[Source code of charts]
□ □ □ □
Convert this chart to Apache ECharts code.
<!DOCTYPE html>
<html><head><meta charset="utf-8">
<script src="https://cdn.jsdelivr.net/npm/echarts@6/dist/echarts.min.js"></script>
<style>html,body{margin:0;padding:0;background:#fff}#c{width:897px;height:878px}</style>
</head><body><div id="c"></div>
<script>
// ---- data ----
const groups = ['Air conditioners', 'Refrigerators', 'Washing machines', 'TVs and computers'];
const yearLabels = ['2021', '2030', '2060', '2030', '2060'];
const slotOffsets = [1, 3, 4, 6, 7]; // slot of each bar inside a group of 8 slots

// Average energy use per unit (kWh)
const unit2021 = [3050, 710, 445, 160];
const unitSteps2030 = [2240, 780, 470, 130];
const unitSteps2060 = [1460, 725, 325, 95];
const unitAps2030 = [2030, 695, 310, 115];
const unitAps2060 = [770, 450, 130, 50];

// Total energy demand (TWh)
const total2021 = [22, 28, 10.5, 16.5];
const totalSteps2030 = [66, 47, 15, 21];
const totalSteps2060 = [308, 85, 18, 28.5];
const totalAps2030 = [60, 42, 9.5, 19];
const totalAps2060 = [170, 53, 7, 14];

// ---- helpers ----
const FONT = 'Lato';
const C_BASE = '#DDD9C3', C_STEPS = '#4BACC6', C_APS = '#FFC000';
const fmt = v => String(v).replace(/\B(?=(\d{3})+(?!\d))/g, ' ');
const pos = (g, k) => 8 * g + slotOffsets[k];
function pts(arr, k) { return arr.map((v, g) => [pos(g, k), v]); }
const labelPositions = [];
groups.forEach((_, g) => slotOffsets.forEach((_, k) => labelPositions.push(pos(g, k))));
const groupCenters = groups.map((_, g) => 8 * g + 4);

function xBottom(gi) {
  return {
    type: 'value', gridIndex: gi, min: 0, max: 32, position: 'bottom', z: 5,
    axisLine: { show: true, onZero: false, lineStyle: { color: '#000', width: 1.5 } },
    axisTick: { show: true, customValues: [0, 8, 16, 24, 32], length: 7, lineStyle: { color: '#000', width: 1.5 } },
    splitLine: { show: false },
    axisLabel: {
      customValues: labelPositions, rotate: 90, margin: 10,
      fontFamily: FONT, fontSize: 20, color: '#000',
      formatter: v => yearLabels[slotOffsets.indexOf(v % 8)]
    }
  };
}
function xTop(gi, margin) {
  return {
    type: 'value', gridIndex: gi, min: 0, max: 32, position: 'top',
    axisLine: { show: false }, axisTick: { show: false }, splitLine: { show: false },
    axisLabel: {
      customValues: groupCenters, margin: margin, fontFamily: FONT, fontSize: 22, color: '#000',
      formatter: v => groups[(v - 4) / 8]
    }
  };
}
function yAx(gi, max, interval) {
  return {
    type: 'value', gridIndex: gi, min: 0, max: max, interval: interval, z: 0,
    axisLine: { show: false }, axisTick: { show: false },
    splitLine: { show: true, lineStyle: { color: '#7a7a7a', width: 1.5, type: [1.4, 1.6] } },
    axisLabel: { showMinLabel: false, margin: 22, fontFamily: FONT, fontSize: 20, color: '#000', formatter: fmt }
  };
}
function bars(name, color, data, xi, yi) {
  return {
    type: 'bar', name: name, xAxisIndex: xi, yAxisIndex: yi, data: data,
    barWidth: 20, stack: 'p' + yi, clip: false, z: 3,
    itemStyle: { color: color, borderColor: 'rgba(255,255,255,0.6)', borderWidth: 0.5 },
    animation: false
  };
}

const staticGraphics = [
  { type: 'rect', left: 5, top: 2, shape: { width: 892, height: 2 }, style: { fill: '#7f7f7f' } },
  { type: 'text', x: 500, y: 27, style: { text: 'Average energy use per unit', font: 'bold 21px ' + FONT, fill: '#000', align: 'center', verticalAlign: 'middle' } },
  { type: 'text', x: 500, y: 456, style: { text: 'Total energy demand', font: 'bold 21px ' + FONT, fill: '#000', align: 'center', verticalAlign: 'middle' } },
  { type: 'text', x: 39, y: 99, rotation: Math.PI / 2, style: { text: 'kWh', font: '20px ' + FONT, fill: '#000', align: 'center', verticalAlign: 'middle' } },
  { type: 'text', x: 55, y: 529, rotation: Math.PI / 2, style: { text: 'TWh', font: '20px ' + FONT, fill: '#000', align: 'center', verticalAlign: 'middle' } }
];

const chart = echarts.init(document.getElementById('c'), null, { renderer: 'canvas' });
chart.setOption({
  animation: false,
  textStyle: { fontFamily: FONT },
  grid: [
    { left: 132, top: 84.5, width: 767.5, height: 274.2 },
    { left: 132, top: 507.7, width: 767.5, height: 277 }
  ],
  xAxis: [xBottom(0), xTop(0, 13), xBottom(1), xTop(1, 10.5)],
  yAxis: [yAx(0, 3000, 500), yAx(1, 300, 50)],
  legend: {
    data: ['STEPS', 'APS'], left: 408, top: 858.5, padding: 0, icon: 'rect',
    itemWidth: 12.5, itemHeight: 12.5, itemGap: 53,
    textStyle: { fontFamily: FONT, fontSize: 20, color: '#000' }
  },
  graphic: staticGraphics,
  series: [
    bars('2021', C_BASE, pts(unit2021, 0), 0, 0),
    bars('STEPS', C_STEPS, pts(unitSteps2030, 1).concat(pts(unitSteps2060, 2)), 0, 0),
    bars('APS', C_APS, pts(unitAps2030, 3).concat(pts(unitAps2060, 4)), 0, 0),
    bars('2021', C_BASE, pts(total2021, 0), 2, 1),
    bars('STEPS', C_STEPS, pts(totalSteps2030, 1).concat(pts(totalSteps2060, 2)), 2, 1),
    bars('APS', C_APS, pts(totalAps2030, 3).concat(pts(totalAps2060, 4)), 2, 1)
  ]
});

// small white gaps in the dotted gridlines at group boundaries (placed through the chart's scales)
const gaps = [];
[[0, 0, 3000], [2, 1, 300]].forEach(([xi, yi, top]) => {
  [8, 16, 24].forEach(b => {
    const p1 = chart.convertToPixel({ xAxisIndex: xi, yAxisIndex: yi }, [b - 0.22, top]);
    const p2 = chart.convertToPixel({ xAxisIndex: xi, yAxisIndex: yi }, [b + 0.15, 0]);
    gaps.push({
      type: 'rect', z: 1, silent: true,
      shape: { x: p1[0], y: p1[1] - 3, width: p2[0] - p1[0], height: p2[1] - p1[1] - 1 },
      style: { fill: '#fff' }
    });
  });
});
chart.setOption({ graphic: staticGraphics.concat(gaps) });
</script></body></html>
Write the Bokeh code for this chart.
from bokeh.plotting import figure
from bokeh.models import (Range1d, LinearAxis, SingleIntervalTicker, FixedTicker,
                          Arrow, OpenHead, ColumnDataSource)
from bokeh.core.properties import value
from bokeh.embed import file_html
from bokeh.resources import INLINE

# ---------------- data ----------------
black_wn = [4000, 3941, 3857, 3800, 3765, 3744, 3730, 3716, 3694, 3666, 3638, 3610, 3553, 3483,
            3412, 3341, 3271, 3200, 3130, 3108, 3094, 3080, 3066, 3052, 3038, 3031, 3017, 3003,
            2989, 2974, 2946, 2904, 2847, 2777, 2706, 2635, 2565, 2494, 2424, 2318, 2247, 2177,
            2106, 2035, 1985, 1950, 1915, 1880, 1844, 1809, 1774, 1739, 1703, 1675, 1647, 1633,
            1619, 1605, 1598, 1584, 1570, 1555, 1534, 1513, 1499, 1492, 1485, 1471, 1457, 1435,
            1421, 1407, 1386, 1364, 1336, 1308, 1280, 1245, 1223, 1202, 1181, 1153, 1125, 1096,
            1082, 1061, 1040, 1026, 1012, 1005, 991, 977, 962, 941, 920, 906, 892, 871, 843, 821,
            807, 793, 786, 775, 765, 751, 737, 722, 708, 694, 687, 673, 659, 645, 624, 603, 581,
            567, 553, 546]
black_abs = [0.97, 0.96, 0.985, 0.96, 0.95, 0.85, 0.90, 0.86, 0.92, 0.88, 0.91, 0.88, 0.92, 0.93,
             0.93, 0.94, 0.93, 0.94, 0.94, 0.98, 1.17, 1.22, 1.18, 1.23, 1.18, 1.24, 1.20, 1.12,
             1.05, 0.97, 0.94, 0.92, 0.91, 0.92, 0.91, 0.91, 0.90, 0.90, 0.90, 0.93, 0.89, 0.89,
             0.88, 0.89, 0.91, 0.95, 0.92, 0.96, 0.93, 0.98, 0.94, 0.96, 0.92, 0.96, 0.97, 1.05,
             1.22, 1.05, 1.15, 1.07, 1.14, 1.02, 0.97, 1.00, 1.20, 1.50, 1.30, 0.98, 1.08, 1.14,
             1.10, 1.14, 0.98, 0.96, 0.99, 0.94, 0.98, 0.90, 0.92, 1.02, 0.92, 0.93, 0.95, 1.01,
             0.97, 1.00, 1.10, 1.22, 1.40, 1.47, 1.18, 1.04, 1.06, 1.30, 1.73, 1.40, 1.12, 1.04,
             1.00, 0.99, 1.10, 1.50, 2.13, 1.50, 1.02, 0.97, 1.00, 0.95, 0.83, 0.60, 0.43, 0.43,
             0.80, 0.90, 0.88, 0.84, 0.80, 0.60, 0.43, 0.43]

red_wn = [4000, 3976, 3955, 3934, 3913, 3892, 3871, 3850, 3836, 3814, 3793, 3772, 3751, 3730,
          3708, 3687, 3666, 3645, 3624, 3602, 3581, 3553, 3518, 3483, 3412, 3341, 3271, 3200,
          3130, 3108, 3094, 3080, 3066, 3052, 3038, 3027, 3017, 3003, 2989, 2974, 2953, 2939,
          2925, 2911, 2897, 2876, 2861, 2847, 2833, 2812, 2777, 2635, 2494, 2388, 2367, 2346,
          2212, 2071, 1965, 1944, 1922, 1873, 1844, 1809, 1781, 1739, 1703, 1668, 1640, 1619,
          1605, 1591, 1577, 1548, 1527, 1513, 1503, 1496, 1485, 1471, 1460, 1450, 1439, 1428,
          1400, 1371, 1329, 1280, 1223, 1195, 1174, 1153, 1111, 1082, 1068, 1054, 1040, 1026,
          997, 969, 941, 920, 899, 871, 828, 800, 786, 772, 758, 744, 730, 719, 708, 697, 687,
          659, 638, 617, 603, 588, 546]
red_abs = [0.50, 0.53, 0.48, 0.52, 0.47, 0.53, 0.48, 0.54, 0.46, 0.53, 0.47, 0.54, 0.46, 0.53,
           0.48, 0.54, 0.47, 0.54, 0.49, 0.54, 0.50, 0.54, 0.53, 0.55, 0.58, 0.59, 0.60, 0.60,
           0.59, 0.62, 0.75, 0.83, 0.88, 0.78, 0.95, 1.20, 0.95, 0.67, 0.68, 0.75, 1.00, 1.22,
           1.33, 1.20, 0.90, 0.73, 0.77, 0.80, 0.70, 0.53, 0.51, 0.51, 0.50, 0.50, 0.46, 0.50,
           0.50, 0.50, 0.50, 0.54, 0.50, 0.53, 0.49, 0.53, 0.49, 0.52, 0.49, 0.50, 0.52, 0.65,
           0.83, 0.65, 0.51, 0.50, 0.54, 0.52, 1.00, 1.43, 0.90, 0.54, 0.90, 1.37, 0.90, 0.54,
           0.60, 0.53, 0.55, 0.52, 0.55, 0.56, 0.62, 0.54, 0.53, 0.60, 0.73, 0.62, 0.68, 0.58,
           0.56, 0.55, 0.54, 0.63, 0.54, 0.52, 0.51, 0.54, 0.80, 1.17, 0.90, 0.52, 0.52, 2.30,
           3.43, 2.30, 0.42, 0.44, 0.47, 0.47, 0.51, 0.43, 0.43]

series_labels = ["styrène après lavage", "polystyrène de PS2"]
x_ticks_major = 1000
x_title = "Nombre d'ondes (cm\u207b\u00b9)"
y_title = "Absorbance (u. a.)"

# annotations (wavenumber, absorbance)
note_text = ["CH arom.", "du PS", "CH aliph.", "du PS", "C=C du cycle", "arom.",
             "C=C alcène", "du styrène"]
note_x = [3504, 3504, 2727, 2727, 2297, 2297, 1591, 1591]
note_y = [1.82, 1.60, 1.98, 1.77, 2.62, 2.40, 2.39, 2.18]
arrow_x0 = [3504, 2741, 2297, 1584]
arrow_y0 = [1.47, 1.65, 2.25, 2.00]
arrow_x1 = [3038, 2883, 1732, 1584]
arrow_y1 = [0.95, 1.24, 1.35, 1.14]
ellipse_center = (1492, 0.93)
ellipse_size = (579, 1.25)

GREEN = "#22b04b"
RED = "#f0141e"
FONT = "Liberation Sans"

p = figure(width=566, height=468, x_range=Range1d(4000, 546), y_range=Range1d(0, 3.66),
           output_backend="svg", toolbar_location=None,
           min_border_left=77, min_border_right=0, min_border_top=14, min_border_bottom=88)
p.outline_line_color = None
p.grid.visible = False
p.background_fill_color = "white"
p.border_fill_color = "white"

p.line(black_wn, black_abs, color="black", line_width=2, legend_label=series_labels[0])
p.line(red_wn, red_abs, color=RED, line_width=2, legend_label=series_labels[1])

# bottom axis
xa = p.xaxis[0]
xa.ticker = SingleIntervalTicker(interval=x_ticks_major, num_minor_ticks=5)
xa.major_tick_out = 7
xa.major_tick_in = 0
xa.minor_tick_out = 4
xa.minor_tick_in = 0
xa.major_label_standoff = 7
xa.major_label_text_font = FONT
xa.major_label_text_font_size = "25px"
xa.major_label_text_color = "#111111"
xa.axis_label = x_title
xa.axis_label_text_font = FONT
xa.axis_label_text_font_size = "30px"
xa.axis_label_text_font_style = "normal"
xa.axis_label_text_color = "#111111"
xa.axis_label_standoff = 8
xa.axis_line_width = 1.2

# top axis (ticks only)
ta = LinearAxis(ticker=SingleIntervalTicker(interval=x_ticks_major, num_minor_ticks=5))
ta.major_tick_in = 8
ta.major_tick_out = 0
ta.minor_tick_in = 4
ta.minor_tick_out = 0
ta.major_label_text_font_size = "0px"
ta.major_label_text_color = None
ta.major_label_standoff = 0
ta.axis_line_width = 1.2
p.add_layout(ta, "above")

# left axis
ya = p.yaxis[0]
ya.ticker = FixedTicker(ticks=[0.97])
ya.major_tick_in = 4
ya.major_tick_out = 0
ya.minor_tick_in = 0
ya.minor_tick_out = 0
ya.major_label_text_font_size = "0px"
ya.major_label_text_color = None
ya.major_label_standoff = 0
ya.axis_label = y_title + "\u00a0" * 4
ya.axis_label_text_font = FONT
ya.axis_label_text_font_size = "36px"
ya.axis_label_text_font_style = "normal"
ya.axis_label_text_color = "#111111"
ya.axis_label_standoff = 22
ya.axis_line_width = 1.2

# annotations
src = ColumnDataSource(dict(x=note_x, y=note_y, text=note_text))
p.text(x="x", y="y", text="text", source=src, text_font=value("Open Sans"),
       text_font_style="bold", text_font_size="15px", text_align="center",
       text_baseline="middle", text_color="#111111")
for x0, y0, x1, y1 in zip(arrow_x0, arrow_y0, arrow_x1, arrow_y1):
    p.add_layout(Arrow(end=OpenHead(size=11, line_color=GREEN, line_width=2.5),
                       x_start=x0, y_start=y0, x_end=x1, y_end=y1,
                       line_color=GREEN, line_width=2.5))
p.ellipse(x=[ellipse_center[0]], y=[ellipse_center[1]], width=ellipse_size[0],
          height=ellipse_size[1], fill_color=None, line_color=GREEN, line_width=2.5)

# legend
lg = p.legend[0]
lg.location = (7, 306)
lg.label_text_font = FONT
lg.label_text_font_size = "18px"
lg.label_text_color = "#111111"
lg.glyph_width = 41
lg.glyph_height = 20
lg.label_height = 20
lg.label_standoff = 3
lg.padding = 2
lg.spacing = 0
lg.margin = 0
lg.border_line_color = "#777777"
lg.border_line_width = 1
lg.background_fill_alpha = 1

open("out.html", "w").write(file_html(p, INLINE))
□ □ □ □
• Requirements: Write out, exactly and with nothing else, the lines of the listing above from its first line through the line with "const slotOffsets = [1, 3, 4, 6, 7];".

• Output of the task:
Convert this chart to Apache ECharts code.
<!DOCTYPE html>
<html><head><meta charset="utf-8">
<script src="https://cdn.jsdelivr.net/npm/echarts@6/dist/echarts.min.js"></script>
<style>html,body{margin:0;padding:0;background:#fff}#c{width:897px;height:878px}</style>
</head><body><div id="c"></div>
<script>
// ---- data ----
const groups = ['Air conditioners', 'Refrigerators', 'Washing machines', 'TVs and computers'];
const yearLabels = ['2021', '2030', '2060', '2030', '2060'];
const slotOffsets = [1, 3, 4, 6, 7]; // slot of each bar inside a group of 8 slots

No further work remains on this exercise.